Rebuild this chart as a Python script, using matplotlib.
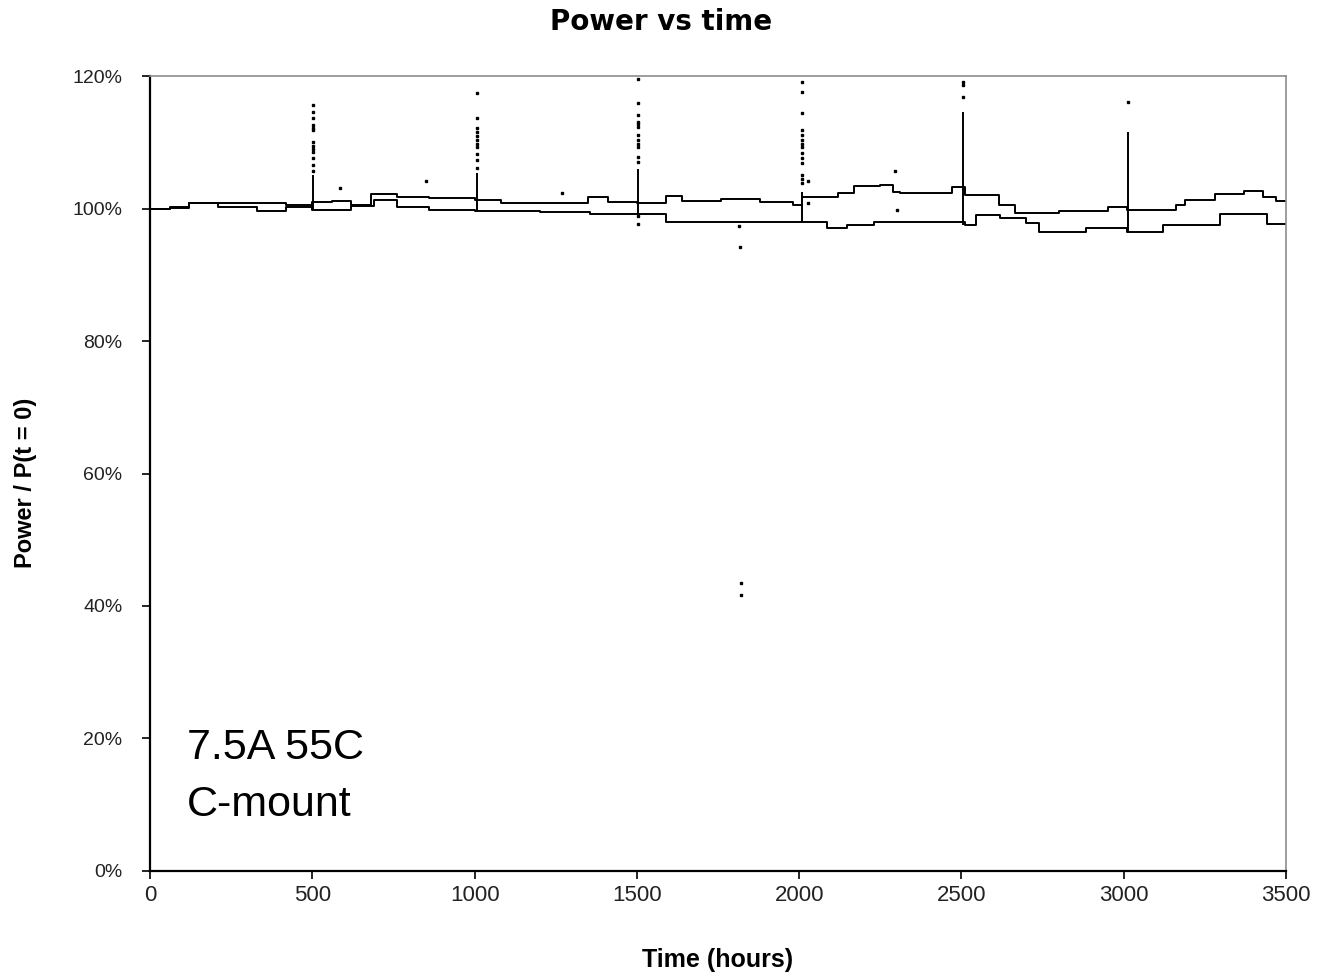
import matplotlib
matplotlib.use("Agg")
import matplotlib.pyplot as plt
from matplotlib.ticker import FuncFormatter

# step data (hours, % of initial power)
t_a = [0, 60, 120, 200, 330, 420, 500, 560, 620, 680, 760, 860, 1000, 1080, 1200,
       1350, 1410, 1500, 1590, 1640, 1760, 1880, 1980, 2010, 2120, 2170, 2250,
       2290, 2310, 2470, 2510, 2615, 2665, 2800, 2950, 3010, 3160, 3190, 3280,
       3370, 3430, 3470, 3500]
p_a = [100.0, 100.2, 100.9, 100.8, 100.9, 100.6, 101.0, 101.1, 100.6, 102.2,
       101.8, 101.6, 101.3, 100.9, 100.9, 101.8, 101.0, 100.9, 101.9, 101.2,
       101.4, 101.0, 100.6, 101.8, 102.3, 103.4, 103.5, 102.5, 102.4, 103.2,
       102.0, 100.5, 99.3, 99.6, 100.3, 99.8, 100.5, 101.3, 102.2, 102.7,
       101.8, 101.2, 101.2]

t_b = [0, 60, 120, 210, 330, 420, 500, 620, 690, 760, 860, 1000, 1100, 1200,
       1355, 1590, 1800, 2010, 2085, 2146, 2230, 2510, 2545, 2618, 2700, 2740,
       2885, 2965, 3010, 3122, 3296, 3440, 3500]
p_b = [100.0, 100.1, 100.9, 100.2, 99.7, 100.2, 99.8, 100.4, 101.3, 100.3,
       99.8, 99.6, 99.7, 99.5, 99.2, 97.9, 98.0, 97.9, 97.0, 97.5, 97.9, 97.5,
       99.0, 98.6, 97.8, 96.5, 97.0, 97.0, 96.5, 97.5, 99.2, 97.7, 97.7]

# glitches at the maintenance stops
spike_t = [501, 1006, 1503, 2008, 2505, 3012]
spike_base = [99.8, 99.6, 99.2, 97.9, 97.5, 96.5]
spike_top = [105.0, 105.3, 106.0, 102.5, 114.6, 111.6]
spike_dots = [
    [105.6, 106.6, 107.6, 108.6, 109.0, 109.5, 110.1, 111.8, 112.2, 112.6, 113.6, 114.6, 115.6],
    [106.1, 107.3, 108.3, 109.3, 109.8, 110.4, 111.0, 111.6, 112.1, 113.6, 117.4],
    [97.6, 98.8, 107.1, 107.8, 109.3, 109.8, 110.4, 111.1, 112.3, 112.7, 113.1, 114.1, 115.9, 119.6],
    [103.9, 104.5, 105.1, 106.9, 107.6, 108.4, 109.3, 109.8, 110.3, 111.1, 111.8, 114.4, 117.6, 119.1],
    [116.9, 118.6, 119.1],
    [116.1],
]

# stray readings
stray_t = [1268, 585, 849, 1815, 1817, 1821, 1821, 2028, 2028, 2295, 2302]
stray_p = [102.3, 103.1, 104.2, 97.3, 94.2, 43.5, 41.7, 104.2, 100.9, 105.7, 99.8]

x_ticks = [0, 500, 1000, 1500, 2000, 2500, 3000, 3500]
y_ticks = [0, 20, 40, 60, 80, 100, 120]

fig = plt.figure(figsize=(13.22, 9.75), dpi=100)
ax = fig.add_axes([0.1135, 0.1067, 0.8593, 0.8153])

ax.plot(t_a, p_a, drawstyle="steps-post", color="black", lw=1.4)
ax.plot(t_b, p_b, drawstyle="steps-post", color="black", lw=1.4)
ax.vlines(spike_t, spike_base, spike_top, color="black", lw=1.4)
for t, dots in zip(spike_t, spike_dots):
    ax.plot([t] * len(dots), dots, ls="none", marker="s", ms=1.8, color="black")
ax.plot(stray_t, stray_p, ls="none", marker="s", ms=1.8, color="black")

ax.set_xlim(0, 3500)
ax.set_ylim(0, 120)
ax.set_xticks(x_ticks)
ax.set_yticks(y_ticks)
ax.yaxis.set_major_formatter(FuncFormatter(lambda v, _: f"{v:.0f}%"))

ax.tick_params(axis="both", direction="out", length=6, width=1.2, color="black")
ax.tick_params(axis="y", pad=14, labelsize=14, labelcolor="#222222")
ax.tick_params(axis="x", pad=4, labelsize=16, labelcolor="#222222")
for lab in ax.get_yticklabels() + ax.get_xticklabels():
    lab.set_family("Liberation Sans")

for side in ["top", "right"]:
    ax.spines[side].set_color("#8c8c8c")
    ax.spines[side].set_linewidth(1.2)
for side in ["left", "bottom"]:
    ax.spines[side].set_color("black")
    ax.spines[side].set_linewidth(1.6)

fig.text(0.5, 0.977, "Power vs time", ha="center", va="center",
         fontsize=20, fontweight="bold", family="DejaVu Sans")
fig.text(0.543, 0.0154, "Time (hours)", ha="center", va="center",
         fontsize=18, fontweight="bold", family="Liberation Sans")
fig.text(0.019, 0.5046, "Power / P(t = 0)", ha="center", va="center",
         rotation=90, fontsize=17, fontweight="bold", family="Liberation Sans")

ax.text(0.0326, 0.1547, "7.5A 55C", transform=ax.transAxes, ha="left",
        va="center", fontsize=31, family="Liberation Sans")
ax.text(0.0326, 0.083, "C-mount", transform=ax.transAxes, ha="left",
        va="center", fontsize=31, family="Liberation Sans")

fig.savefig("out.png", dpi=100)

----------

▸ **TASK INSTRUCTIONS**: Starting at the first line of the material, output exactly the lines up to and including the one with "from matplotlib.ticker import FuncFormatter". Do not include the pictures.

▸ **WORKED SOLUTION**:
Rebuild this chart as a Python script, using matplotlib.
import matplotlib
matplotlib.use("Agg")
import matplotlib.pyplot as plt
from matplotlib.ticker import FuncFormatter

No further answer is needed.